Complexity Task 8: What is the best-case cost of is_in implemented using chaining as you currently understand it? What is the worst-case?

Hash Chains 9: Grab one of our old linked lists. Make an array of 256 of them each with a node storing a value of 0. Use our x % 256 hash. When a collision happens add to that linked list. When you need to test if a value is in the SET go to the correct linked list and search for the correct key. Make it so!

Improvements:

Now we can talk about two things: better hash functions and better collision handling.

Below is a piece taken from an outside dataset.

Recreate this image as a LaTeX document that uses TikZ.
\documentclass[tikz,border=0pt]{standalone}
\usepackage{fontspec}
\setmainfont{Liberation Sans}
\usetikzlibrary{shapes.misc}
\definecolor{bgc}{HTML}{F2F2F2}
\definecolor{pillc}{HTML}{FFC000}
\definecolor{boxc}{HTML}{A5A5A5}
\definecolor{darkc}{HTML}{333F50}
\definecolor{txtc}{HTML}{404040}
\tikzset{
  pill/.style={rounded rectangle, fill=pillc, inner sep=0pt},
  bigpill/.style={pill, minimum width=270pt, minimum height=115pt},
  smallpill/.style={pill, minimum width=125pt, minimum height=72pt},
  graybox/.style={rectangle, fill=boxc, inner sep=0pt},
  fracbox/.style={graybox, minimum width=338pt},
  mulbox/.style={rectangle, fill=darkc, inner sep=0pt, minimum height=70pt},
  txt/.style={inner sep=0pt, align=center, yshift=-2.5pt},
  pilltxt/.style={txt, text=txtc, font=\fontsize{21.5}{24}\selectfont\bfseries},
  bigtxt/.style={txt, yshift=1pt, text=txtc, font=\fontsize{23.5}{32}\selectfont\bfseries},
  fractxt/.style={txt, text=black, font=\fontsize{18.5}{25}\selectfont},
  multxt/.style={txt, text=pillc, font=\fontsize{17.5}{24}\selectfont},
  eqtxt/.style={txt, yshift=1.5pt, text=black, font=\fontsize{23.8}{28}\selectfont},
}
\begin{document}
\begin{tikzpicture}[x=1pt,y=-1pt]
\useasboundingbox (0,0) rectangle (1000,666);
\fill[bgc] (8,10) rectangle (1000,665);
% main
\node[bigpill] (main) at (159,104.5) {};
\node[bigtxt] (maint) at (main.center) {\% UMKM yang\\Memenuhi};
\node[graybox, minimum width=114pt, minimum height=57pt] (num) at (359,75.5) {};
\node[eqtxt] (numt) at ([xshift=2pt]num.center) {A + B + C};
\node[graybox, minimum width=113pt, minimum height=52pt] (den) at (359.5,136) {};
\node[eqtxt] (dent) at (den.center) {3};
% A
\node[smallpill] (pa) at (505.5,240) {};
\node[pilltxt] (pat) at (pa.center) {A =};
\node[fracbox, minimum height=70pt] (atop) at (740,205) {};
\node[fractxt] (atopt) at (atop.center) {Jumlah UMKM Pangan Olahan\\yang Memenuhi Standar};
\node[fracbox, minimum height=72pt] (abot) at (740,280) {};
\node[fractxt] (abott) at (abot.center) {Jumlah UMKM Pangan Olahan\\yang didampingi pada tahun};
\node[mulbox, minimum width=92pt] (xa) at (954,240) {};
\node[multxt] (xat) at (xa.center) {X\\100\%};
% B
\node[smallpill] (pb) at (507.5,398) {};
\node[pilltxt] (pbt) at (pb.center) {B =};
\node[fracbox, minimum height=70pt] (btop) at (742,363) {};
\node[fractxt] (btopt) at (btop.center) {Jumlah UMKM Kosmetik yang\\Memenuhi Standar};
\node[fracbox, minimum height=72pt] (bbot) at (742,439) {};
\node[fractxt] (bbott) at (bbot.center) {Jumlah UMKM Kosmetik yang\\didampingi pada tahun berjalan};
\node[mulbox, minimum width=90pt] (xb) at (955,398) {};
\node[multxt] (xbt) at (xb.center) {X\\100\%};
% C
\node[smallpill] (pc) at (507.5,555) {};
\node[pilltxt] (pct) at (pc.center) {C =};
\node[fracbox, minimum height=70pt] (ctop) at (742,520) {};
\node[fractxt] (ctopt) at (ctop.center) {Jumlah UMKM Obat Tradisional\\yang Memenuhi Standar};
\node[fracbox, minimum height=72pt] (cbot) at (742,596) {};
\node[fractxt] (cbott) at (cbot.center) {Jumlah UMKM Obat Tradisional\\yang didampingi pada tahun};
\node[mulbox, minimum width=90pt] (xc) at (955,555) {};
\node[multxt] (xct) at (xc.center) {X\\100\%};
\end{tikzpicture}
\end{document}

Open Addressing is used if we don't want to occupy any additional memory when we end up with a collision. In this case if you want to handle a collision you go to the next open spot in the array. If you want to search for a key, hash the key and check the next indices until you find either the key you're after or a 0.

Open Chaining

Walk Through 10: Assuming that the above array was created by open chaining with a hash of key % 10, how many checks would you do to determine if 102 is in your SET? Insert 44, 50, and 72 in that order, where do they go?

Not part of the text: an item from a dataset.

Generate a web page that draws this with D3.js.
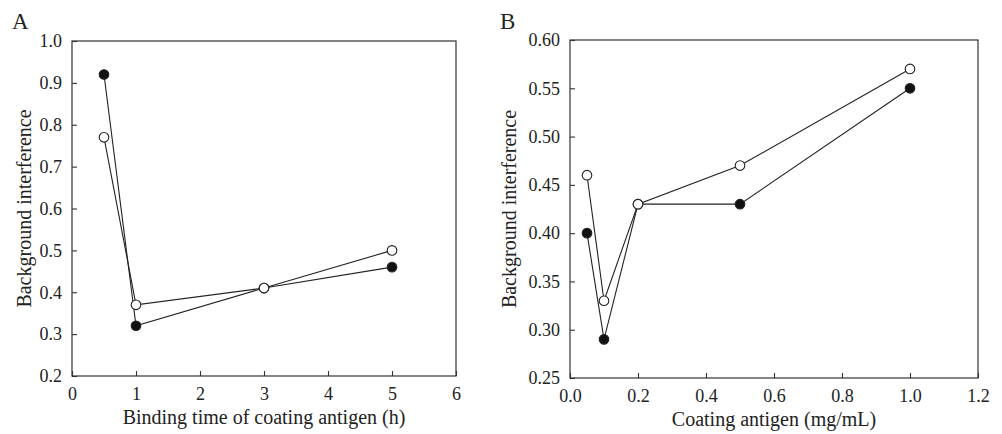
<!DOCTYPE html>
<html><head><meta charset="utf-8">
<script src="https://cdn.jsdelivr.net/npm/d3@7"></script>
<style>
body{margin:0;background:#fff;}
text{font-family:"Liberation Serif","DejaVu Serif",serif;fill:#222;}
</style></head>
<body>
<svg id="c" width="1002" height="434"></svg>
<script>
// Panel A data
const timeA = [0.5, 1, 3, 5];
const filledA = [0.92, 0.32, 0.41, 0.46];
const openA = [0.77, 0.37, 0.41, 0.50];
const xTicksA = [0,1,2,3,4,5,6];
const yTicksA = [0.2,0.3,0.4,0.5,0.6,0.7,0.8,0.9,1.0];

// Panel B data
const concB = [0.05, 0.1, 0.2, 0.5, 1.0];
const filledB = [0.40, 0.29, 0.43, 0.43, 0.55];
const openB = [0.46, 0.33, 0.43, 0.47, 0.57];
const xTicksB = [0.0,0.2,0.4,0.6,0.8,1.0,1.2];
const yTicksB = [0.25,0.30,0.35,0.40,0.45,0.50,0.55,0.60];

const svg = d3.select("#c");

function panel(o){
  const g = svg.append("g");
  const x = d3.scaleLinear().domain(o.xd).range([o.l, o.r]);
  const y = d3.scaleLinear().domain(o.yd).range([o.b, o.t]);
  g.append("rect").attr("x", o.l).attr("y", o.t).attr("width", o.r-o.l).attr("height", o.b-o.t)
    .attr("fill","none").attr("stroke","#333").attr("stroke-width",1.2);
  const xa = g.append("g").attr("transform",`translate(0,${o.b})`)
    .call(d3.axisBottom(x).tickValues(o.xt).tickSize(-5).tickPadding(11).tickFormat(o.xf));
  const ya = g.append("g").attr("transform",`translate(${o.l},0)`)
    .call(d3.axisLeft(y).tickValues(o.yt).tickSize(-5).tickPadding(10).tickFormat(o.yf));
  [xa, ya].forEach(a=>{
    a.select(".domain").remove();
    a.selectAll("line").attr("stroke","#333").attr("stroke-width",1.1);
    a.selectAll("text").attr("font-size",18).attr("font-family","Liberation Serif").attr("fill","#222");
  });
  g.append("text").attr("x",(o.l+o.r)/2).attr("y",o.b+48).attr("text-anchor","middle")
    .attr("font-size",20).text(o.xl);
  g.append("text").attr("transform",`translate(${o.yx},${(o.t+o.b)/2}) rotate(-90)`)
    .attr("text-anchor","middle").attr("font-size",20).text(o.yl);
  g.append("text").attr("x",o.px).attr("y",29).attr("font-size",23).text(o.p);
  const line = d3.line().x(d=>x(d[0])).y(d=>y(d[1]));
  const series = [
    {v:o.filled, fill:"#111"},
    {v:o.open, fill:"#fff"}
  ];
  series.forEach(s=>{
    const pts = o.xs.map((xv,i)=>[xv, s.v[i]]);
    g.append("path").datum(pts).attr("d",line).attr("fill","none").attr("stroke","#222").attr("stroke-width",1.1);
  });
  series.forEach(s=>{
    const pts = o.xs.map((xv,i)=>[xv, s.v[i]]);
    g.selectAll(null).data(pts).enter().append("circle")
      .attr("cx",d=>x(d[0])).attr("cy",d=>y(d[1])).attr("r",4.8)
      .attr("fill",s.fill).attr("stroke","#222").attr("stroke-width",1.1);
  });
}

panel({l:72,r:456,t:41,b:376,xd:[0,6],yd:[0.2,1.0],xt:xTicksA,yt:yTicksA,
  xf:d3.format("d"),yf:d3.format(".1f"),xs:timeA,filled:filledA,open:openA,
  xl:"Binding time of coating antigen (h)",yl:"Background interference",yx:31,px:12,p:"A"});
panel({l:570,r:978,t:40,b:378,xd:[0,1.2],yd:[0.25,0.60],xt:xTicksB,yt:yTicksB,
  xf:d3.format(".1f"),yf:d3.format(".2f"),xs:concB,filled:filledB,open:openB,
  xl:"Coating antigen (mg/mL)",yl:"Background interference",yx:516,px:500,p:"B"});
</script>
</body></html>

To use open addressing you need two default values: one default empty value and another to represent an entry that has been deleted (for instance 0 and -1). The reason is that removed entries might leave a gap. Imagine deleting 34 from the above image then searching for 52!

Better Hashes: there are many great hashes out there. Cryptographic hashes make it so that an adversary has no information about the key that was hashed. Collision-resistant hashes for search engines don't care about that, but do want almost no collisions. Google has a hash called CityHash (details here ) which is very fast and collision resistant (it's open source which means you can study it, use it, and network with their engineers about it).

A simple string hash: A nice text-book string hash is: \( \sum_i \alpha^i ord(S[i]) \mod{m} \) which treats the string like a polynomial in \(\alpha \) (or a base \(\alpha\) integer).

A cool string hash in practice is the FNV hash.